===== DATA EXCERPT
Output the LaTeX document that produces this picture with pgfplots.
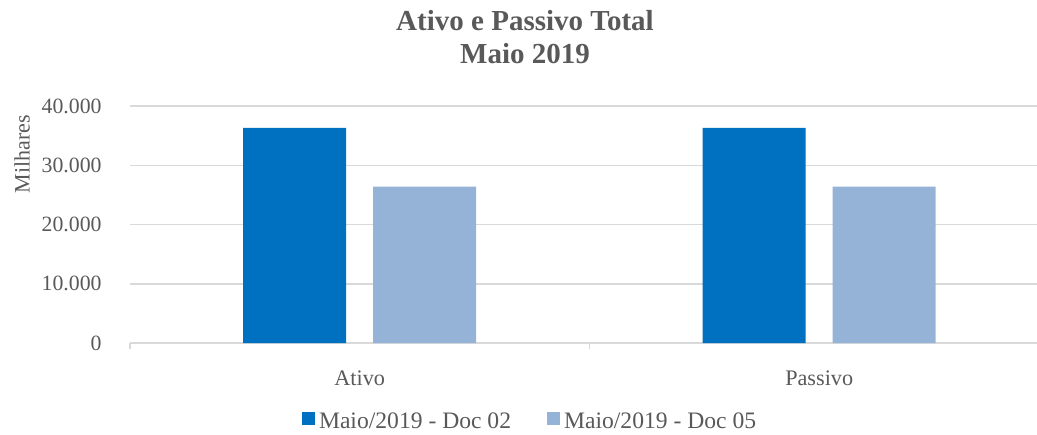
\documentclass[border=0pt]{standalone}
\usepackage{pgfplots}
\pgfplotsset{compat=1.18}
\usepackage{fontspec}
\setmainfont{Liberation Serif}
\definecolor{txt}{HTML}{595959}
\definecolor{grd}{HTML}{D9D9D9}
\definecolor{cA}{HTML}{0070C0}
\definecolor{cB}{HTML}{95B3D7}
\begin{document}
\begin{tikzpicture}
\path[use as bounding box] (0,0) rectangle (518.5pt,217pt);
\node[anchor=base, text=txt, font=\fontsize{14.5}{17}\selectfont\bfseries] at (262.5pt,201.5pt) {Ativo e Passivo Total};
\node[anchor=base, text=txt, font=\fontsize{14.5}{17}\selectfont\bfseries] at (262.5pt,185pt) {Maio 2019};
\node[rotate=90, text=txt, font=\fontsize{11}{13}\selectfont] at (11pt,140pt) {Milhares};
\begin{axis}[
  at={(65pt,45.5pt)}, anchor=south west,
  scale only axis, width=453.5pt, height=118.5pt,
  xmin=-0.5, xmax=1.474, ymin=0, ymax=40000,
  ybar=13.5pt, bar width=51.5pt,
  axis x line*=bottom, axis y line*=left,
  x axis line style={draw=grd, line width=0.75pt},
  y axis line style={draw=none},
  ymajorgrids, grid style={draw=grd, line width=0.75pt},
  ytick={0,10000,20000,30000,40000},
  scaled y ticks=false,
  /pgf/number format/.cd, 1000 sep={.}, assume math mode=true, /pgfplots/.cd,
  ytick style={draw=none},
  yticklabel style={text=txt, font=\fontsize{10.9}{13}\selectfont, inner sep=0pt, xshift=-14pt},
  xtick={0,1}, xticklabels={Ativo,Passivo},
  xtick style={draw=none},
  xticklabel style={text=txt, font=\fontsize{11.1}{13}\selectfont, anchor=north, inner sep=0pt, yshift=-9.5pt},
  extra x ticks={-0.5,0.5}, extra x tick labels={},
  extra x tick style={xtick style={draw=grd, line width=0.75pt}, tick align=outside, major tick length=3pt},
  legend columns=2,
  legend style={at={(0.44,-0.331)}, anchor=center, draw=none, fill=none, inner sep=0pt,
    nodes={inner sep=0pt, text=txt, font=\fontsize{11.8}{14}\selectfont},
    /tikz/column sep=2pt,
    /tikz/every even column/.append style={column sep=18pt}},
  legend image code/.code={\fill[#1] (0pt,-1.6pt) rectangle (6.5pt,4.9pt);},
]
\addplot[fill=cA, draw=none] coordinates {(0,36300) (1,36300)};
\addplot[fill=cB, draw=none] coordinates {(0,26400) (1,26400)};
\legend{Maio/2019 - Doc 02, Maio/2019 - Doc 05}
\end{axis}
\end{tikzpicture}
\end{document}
==========
EXERCISE TASK >>
Give an exact reproduction of every line, leaving out any picture.

FULL ANSWER >>
Output the LaTeX document that produces this picture with pgfplots.
\documentclass[border=0pt]{standalone}
\usepackage{pgfplots}
\pgfplotsset{compat=1.18}
\usepackage{fontspec}
\setmainfont{Liberation Serif}
\definecolor{txt}{HTML}{595959}
\definecolor{grd}{HTML}{D9D9D9}
\definecolor{cA}{HTML}{0070C0}
\definecolor{cB}{HTML}{95B3D7}
\begin{document}
\begin{tikzpicture}
\path[use as bounding box] (0,0) rectangle (518.5pt,217pt);
\node[anchor=base, text=txt, font=\fontsize{14.5}{17}\selectfont\bfseries] at (262.5pt,201.5pt) {Ativo e Passivo Total};
\node[anchor=base, text=txt, font=\fontsize{14.5}{17}\selectfont\bfseries] at (262.5pt,185pt) {Maio 2019};
\node[rotate=90, text=txt, font=\fontsize{11}{13}\selectfont] at (11pt,140pt) {Milhares};
\begin{axis}[
  at={(65pt,45.5pt)}, anchor=south west,
  scale only axis, width=453.5pt, height=118.5pt,
  xmin=-0.5, xmax=1.474, ymin=0, ymax=40000,
  ybar=13.5pt, bar width=51.5pt,
  axis x line*=bottom, axis y line*=left,
  x axis line style={draw=grd, line width=0.75pt},
  y axis line style={draw=none},
  ymajorgrids, grid style={draw=grd, line width=0.75pt},
  ytick={0,10000,20000,30000,40000},
  scaled y ticks=false,
  /pgf/number format/.cd, 1000 sep={.}, assume math mode=true, /pgfplots/.cd,
  ytick style={draw=none},
  yticklabel style={text=txt, font=\fontsize{10.9}{13}\selectfont, inner sep=0pt, xshift=-14pt},
  xtick={0,1}, xticklabels={Ativo,Passivo},
  xtick style={draw=none},
  xticklabel style={text=txt, font=\fontsize{11.1}{13}\selectfont, anchor=north, inner sep=0pt, yshift=-9.5pt},
  extra x ticks={-0.5,0.5}, extra x tick labels={},
  extra x tick style={xtick style={draw=grd, line width=0.75pt}, tick align=outside, major tick length=3pt},
  legend columns=2,
  legend style={at={(0.44,-0.331)}, anchor=center, draw=none, fill=none, inner sep=0pt,
    nodes={inner sep=0pt, text=txt, font=\fontsize{11.8}{14}\selectfont},
    /tikz/column sep=2pt,
    /tikz/every even column/.append style={column sep=18pt}},
  legend image code/.code={\fill[#1] (0pt,-1.6pt) rectangle (6.5pt,4.9pt);},
]
\addplot[fill=cA, draw=none] coordinates {(0,36300) (1,36300)};
\addplot[fill=cB, draw=none] coordinates {(0,26400) (1,26400)};
\legend{Maio/2019 - Doc 02, Maio/2019 - Doc 05}
\end{axis}
\end{tikzpicture}
\end{document}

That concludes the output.